Ending: It ends like a TV episode. You realize nothing was really accomplished. It's like Terminator Salvation simply got out of the first round of the playoffs, they haven't won anything yet, and we weren't given any new brilliant details. I don't have the heart to talk about how much this part of the ending DIDN'T WORK.
Questions: OK, Terminator, your time travel sucks. John Connor wants to save everyone at the San Francisco Skynet, but really isn't this only because Kyle Reese is there, and without Kyle Reese, John never gets born? And what would actually happen if Kyle dies? Does John disappear just like in Back to the Future? And at what point is John Connor no longer this chosen one? I think it's as soon as he sends Kyle back in the future, and after that we finally don't know anything about the future. I hope we get to that point soon.

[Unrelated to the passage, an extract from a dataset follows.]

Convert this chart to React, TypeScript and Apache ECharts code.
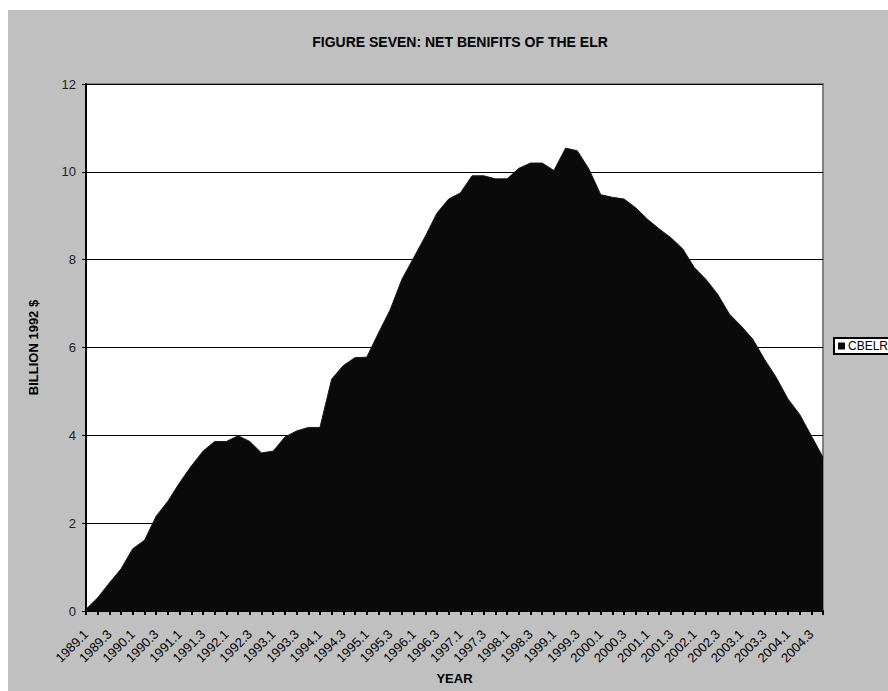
import React, { useEffect, useRef } from "react";
import * as echarts from "echarts";

// Quarterly periods, 1989 Q1 through 2004 Q4
const years = [
  1989, 1990, 1991, 1992, 1993, 1994, 1995, 1996,
  1997, 1998, 1999, 2000, 2001, 2002, 2003, 2004,
];
const quarters = [1, 2, 3, 4];
const periods: string[] = years.flatMap((y) => quarters.map((q) => `${y}.${q}`));

// Net benefits of the ELR, billion 1992 $
const cbelr = [
  0.04, 0.3, 0.64, 0.96, 1.42, 1.61, 2.16, 2.5,
  2.92, 3.3, 3.64, 3.86, 3.86, 3.99, 3.86, 3.6,
  3.64, 3.96, 4.1, 4.18, 4.18, 5.28, 5.59, 5.77,
  5.78, 6.33, 6.86, 7.55, 8.04, 8.53, 9.06, 9.38,
  9.52, 9.91, 9.91, 9.84, 9.84, 10.08, 10.2, 10.2,
  10.03, 10.54, 10.48, 10.06, 9.48, 9.42, 9.38, 9.18,
  8.92, 8.7, 8.5, 8.25, 7.82, 7.55, 7.21, 6.76,
  6.49, 6.19, 5.73, 5.32, 4.83, 4.48, 3.99, 3.5,
];

const FONT = "'Liberation Sans', Arial, sans-serif";

export default function App() {
  const ref = useRef<HTMLDivElement>(null);

  useEffect(() => {
    if (!ref.current) return;
    const chart = echarts.init(ref.current, undefined, { renderer: "svg" });
    chart.setOption({
      animation: false,
      backgroundColor: "#c0c0c0",
      textStyle: { fontFamily: FONT },
      title: {
        text: "FIGURE SEVEN: NET BENIFITS OF THE ELR",
        left: 447,
        textAlign: "center",
        top: 20,
        textStyle: { fontFamily: FONT, fontSize: 14, fontWeight: "bold", color: "#000" },
      },
      legend: {
        left: 826,
        top: 328,
        orient: "vertical",
        backgroundColor: "#fff",
        borderColor: "#000",
        borderWidth: 2,
        borderRadius: 0,
        padding: [2, 4, 2, 4],
        itemWidth: 7,
        itemHeight: 7,
        itemGap: 4,
        icon: "rect",
        textStyle: { fontFamily: FONT, fontSize: 12, color: "#000", padding: [0, 0, 0, -2] },
        data: ["CBELR"],
      },
      grid: {
        left: 78,
        right: 65,
        top: 74,
        bottom: 80,
        show: true,
        backgroundColor: "#fff",
        borderColor: "#808080",
        borderWidth: 2,
      },
      xAxis: {
        type: "category",
        data: periods,
        boundaryGap: false,
        name: "YEAR",
        nameLocation: "middle",
        nameGap: 60,
        nameTextStyle: { fontFamily: FONT, fontSize: 13, fontWeight: "bold", color: "#000" },
        axisLine: { lineStyle: { color: "#000", width: 2 } },
        axisTick: { show: true, interval: 0, length: 4, lineStyle: { color: "#000", width: 2 } },
        axisLabel: {
          interval: 1,
          rotate: 45,
          margin: 21,
          fontFamily: FONT,
          fontSize: 13,
          color: "#000",
        },
        splitLine: { show: false },
      },
      yAxis: {
        type: "value",
        min: 0,
        max: 12,
        interval: 2,
        name: "BILLION 1992 $",
        nameLocation: "middle",
        nameRotate: 90,
        nameGap: 46,
        nameTextStyle: { fontFamily: FONT, fontSize: 13, fontWeight: "bold", color: "#000" },
        axisLine: { show: true, lineStyle: { color: "#000", width: 2 } },
        axisTick: { show: true, length: 4, lineStyle: { color: "#000", width: 1 } },
        axisLabel: { margin: 10, fontFamily: FONT, fontSize: 13, color: "#222" },
        splitLine: { show: true, lineStyle: { color: "#000", width: 1 } },
      },
      series: [
        {
          name: "CBELR",
          type: "line",
          data: cbelr,
          symbol: "none",
          itemStyle: { color: "#0a0a0a" },
          lineStyle: { color: "#1a1a1a", width: 1 },
          areaStyle: { color: "#0a0a0a", opacity: 1 },
        },
      ],
    });
    return () => chart.dispose();
  }, []);

  return (
    <div
      ref={ref}
      style={{ position: "fixed", left: 8, top: 10, width: 880, height: 681 }}
    />
  );
}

Rewatchability: I would buzz through this film on DVD, just for a couple of action scenes, but for the most part ... talking = boring in Terminator Salvation.
We finally get to see the full, destructive power of Skynet. And while it looks great, the story around it sure falls flat. I like my Terminator a little simpler. The other films focus on a few characters, maybe one terminator on each side, and there are no armies battling it out. While we do get to see some amazing new toys, like those motorcycles, they seem like they're out of Transformers or Batman and don't fit so well in this franchise. Plus, with Christian Bale, Anton Yelchin and Sam Worthington all off on their own during this story, we don't feel like we're really getting to know John Connor after all these years.
If it's salvation you seek, you're going to be a little disappointed.